GOAL OF THE EXERCISE => Repeat every line, exactly, from the very first through the one where "a_trend_y = [0.11, 0.58]" appears. Add nothing else.

SUPPLIED INFORMATION =>
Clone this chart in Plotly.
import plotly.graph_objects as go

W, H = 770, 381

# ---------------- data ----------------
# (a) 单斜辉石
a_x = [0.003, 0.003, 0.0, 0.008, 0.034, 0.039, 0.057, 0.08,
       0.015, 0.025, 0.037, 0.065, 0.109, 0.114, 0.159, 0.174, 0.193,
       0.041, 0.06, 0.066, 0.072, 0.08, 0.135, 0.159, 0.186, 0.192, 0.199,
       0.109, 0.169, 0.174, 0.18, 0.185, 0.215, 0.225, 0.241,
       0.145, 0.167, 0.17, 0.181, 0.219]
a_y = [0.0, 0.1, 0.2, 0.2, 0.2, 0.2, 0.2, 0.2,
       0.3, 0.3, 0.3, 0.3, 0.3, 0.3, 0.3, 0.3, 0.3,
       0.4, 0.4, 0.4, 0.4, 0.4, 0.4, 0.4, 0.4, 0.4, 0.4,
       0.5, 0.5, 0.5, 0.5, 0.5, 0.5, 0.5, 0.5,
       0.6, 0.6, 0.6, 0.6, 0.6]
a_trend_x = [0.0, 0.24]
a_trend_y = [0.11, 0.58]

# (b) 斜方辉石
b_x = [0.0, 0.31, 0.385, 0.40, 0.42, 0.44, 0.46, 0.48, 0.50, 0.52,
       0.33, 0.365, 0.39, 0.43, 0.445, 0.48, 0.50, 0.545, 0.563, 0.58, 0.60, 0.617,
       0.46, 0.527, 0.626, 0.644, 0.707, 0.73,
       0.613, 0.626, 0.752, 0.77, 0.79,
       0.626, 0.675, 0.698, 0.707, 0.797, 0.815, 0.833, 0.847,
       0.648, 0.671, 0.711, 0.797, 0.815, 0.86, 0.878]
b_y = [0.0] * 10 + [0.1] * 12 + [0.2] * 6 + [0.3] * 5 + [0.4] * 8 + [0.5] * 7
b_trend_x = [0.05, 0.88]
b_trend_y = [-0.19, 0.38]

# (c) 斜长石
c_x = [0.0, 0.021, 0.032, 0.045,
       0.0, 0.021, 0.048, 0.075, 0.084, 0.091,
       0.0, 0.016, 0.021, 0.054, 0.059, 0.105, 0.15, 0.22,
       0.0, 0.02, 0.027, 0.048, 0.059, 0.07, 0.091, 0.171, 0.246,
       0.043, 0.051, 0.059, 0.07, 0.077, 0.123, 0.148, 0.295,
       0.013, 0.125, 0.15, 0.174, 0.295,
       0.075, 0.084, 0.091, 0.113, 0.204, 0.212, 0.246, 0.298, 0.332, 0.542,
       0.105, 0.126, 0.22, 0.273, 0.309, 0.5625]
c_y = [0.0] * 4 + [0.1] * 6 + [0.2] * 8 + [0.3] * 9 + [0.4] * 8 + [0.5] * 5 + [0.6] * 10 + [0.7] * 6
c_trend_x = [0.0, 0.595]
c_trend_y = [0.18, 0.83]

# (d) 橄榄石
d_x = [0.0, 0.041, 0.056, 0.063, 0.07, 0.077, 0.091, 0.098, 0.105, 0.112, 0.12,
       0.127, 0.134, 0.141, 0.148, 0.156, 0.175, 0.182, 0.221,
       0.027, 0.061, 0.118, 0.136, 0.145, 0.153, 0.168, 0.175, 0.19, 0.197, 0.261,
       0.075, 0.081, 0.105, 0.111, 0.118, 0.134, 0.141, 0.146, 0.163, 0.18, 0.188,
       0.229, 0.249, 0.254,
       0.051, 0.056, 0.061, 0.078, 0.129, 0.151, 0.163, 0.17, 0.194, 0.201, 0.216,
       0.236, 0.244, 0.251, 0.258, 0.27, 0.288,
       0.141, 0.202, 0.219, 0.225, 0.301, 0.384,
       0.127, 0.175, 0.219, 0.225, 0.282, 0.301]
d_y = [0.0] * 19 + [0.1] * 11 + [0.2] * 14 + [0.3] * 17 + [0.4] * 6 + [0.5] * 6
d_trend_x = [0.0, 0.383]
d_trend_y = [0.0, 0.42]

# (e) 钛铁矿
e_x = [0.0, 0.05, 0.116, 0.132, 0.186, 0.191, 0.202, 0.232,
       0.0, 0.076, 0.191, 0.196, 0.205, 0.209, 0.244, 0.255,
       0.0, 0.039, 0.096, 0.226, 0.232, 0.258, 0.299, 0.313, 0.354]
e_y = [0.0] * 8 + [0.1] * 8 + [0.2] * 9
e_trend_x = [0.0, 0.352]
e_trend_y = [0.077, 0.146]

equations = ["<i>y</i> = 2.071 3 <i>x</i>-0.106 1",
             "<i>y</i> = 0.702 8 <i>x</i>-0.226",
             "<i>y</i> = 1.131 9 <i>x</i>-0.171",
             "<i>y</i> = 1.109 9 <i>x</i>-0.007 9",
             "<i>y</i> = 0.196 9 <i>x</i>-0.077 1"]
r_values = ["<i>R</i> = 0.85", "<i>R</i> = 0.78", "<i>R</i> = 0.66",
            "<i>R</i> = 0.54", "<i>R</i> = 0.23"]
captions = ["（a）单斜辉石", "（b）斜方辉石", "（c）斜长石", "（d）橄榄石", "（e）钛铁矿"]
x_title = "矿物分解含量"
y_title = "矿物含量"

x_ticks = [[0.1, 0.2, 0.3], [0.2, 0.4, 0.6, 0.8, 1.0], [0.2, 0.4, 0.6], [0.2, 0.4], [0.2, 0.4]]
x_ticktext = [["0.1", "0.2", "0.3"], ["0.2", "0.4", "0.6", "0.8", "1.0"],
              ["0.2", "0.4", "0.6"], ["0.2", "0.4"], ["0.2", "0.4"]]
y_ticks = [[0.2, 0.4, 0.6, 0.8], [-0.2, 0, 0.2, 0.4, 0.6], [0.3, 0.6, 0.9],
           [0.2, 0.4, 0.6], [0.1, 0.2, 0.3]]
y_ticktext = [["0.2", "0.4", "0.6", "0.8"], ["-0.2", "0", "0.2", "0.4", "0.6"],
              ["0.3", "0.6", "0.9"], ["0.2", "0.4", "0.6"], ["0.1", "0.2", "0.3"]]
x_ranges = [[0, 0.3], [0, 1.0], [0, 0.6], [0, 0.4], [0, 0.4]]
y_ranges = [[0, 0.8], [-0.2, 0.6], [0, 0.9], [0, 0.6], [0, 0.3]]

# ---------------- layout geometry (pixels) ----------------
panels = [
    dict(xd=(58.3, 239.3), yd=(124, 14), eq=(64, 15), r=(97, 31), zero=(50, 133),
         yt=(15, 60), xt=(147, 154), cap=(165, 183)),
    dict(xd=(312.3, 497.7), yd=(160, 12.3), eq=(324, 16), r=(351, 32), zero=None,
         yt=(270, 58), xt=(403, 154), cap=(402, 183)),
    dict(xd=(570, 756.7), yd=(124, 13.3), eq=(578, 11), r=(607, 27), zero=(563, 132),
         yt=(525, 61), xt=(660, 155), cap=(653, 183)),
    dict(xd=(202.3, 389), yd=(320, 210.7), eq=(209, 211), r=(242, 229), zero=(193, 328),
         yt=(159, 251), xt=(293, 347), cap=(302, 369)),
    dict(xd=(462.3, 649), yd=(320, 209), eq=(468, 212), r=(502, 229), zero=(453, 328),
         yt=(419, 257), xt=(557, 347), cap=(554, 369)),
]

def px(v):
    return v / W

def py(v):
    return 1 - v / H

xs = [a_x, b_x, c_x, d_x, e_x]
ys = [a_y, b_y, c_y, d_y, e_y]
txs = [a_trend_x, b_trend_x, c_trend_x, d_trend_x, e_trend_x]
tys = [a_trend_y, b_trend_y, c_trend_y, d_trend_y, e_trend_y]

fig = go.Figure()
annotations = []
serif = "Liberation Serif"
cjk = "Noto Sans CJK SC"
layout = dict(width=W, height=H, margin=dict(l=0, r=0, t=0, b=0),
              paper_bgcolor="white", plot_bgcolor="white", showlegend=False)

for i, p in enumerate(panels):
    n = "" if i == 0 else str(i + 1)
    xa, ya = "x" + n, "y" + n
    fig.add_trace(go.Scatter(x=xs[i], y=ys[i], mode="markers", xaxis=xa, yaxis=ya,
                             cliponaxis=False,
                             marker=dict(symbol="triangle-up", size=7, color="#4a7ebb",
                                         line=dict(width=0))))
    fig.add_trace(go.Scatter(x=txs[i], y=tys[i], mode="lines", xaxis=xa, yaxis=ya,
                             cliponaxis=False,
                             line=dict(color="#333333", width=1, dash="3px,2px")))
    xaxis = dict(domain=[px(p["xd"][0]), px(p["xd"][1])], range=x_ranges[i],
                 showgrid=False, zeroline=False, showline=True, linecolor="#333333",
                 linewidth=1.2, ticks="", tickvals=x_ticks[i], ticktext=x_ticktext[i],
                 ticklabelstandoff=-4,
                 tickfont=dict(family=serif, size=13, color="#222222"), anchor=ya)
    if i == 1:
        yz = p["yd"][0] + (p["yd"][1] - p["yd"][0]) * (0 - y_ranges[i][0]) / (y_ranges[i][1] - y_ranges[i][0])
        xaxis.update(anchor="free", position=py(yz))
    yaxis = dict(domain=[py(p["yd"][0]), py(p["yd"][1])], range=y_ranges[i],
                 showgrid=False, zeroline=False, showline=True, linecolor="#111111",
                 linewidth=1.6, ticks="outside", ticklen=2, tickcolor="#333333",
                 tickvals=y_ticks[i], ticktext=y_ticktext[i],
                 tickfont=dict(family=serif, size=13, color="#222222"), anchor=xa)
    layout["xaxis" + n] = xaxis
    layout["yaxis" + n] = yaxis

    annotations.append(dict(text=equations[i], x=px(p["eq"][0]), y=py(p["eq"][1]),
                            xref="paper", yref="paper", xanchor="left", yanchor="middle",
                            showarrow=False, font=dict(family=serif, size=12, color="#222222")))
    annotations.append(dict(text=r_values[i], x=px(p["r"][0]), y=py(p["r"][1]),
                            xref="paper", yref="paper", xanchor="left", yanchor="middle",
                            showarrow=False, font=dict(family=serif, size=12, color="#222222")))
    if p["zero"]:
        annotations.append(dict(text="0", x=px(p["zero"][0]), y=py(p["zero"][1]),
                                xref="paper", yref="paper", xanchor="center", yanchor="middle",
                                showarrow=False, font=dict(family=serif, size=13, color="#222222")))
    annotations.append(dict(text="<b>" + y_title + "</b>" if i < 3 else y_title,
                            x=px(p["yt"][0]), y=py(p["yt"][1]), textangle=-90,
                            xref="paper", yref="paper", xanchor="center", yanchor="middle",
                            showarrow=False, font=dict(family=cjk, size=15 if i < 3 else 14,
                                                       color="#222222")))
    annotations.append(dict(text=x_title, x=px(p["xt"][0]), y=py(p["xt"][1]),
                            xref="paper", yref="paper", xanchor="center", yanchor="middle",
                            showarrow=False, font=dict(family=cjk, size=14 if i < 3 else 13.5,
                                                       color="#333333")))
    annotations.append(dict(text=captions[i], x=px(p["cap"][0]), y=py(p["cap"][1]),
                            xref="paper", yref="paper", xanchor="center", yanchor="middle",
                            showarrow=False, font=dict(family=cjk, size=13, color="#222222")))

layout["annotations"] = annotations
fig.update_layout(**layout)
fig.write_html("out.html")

EXERCISE ANSWER =>
Clone this chart in Plotly.
import plotly.graph_objects as go

W, H = 770, 381

# ---------------- data ----------------
# (a) 单斜辉石
a_x = [0.003, 0.003, 0.0, 0.008, 0.034, 0.039, 0.057, 0.08,
       0.015, 0.025, 0.037, 0.065, 0.109, 0.114, 0.159, 0.174, 0.193,
       0.041, 0.06, 0.066, 0.072, 0.08, 0.135, 0.159, 0.186, 0.192, 0.199,
       0.109, 0.169, 0.174, 0.18, 0.185, 0.215, 0.225, 0.241,
       0.145, 0.167, 0.17, 0.181, 0.219]
a_y = [0.0, 0.1, 0.2, 0.2, 0.2, 0.2, 0.2, 0.2,
       0.3, 0.3, 0.3, 0.3, 0.3, 0.3, 0.3, 0.3, 0.3,
       0.4, 0.4, 0.4, 0.4, 0.4, 0.4, 0.4, 0.4, 0.4, 0.4,
       0.5, 0.5, 0.5, 0.5, 0.5, 0.5, 0.5, 0.5,
       0.6, 0.6, 0.6, 0.6, 0.6]
a_trend_x = [0.0, 0.24]
a_trend_y = [0.11, 0.58]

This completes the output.